Sandra Newman’s The Heavens is a book whose premise I can’t even talk about without some light book-jacket level spoilers, so stop reading here if that bothers you. It probably shouldn’t.

All right, so this is about some people living in New York circa 2000. Only, it slowly becomes clear, not quite our New York. And one of the characters has dreams that, it slowly becomes clear, are actually journeys back in time, which end up having an effect on the present-day world.

The time travel stuff itself is… fine, I guess, but it never really gets that interesting. If I tell you that they’re travelling back to Elizabethan days and that a playwright figures prominently, I’m guessing you won’t need me to name names. It’s kinda obvious like that.

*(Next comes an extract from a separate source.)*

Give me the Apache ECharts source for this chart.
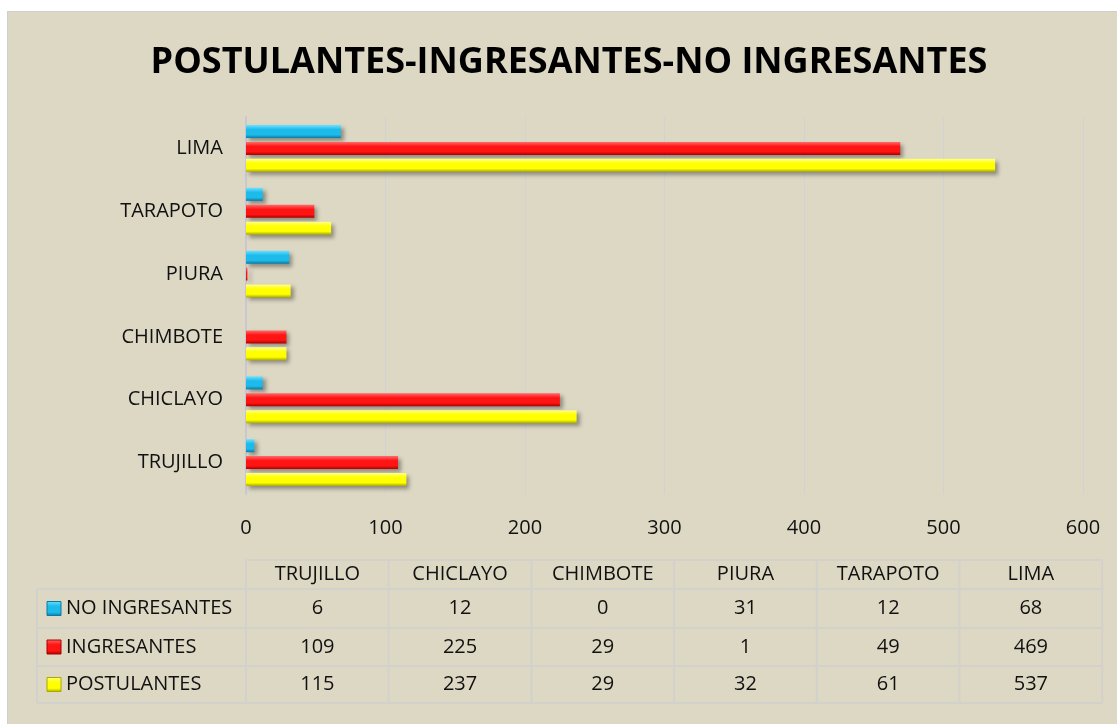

More interesting is the present-day story, because the person having the dreams is changing the world, but they only remember the old world, so they wake up in the morning thinking that it’s President Gore, and then it turns out oops, not any more. So naturally everyone thinks they’re some kind of high-functioning schizophrenic, which drives some of the more interesting bits of the story.

Least satisfying of all, though, is the big mystery around why this is happening and the larger plot around that. The big reveal is honestly kinda hokey, and felt thematically silly. In no real sense does this feel like a Golden Age SF story—it’s clearly taking the form of literary fantasy—but this felt like the shock twist in an Asimov story.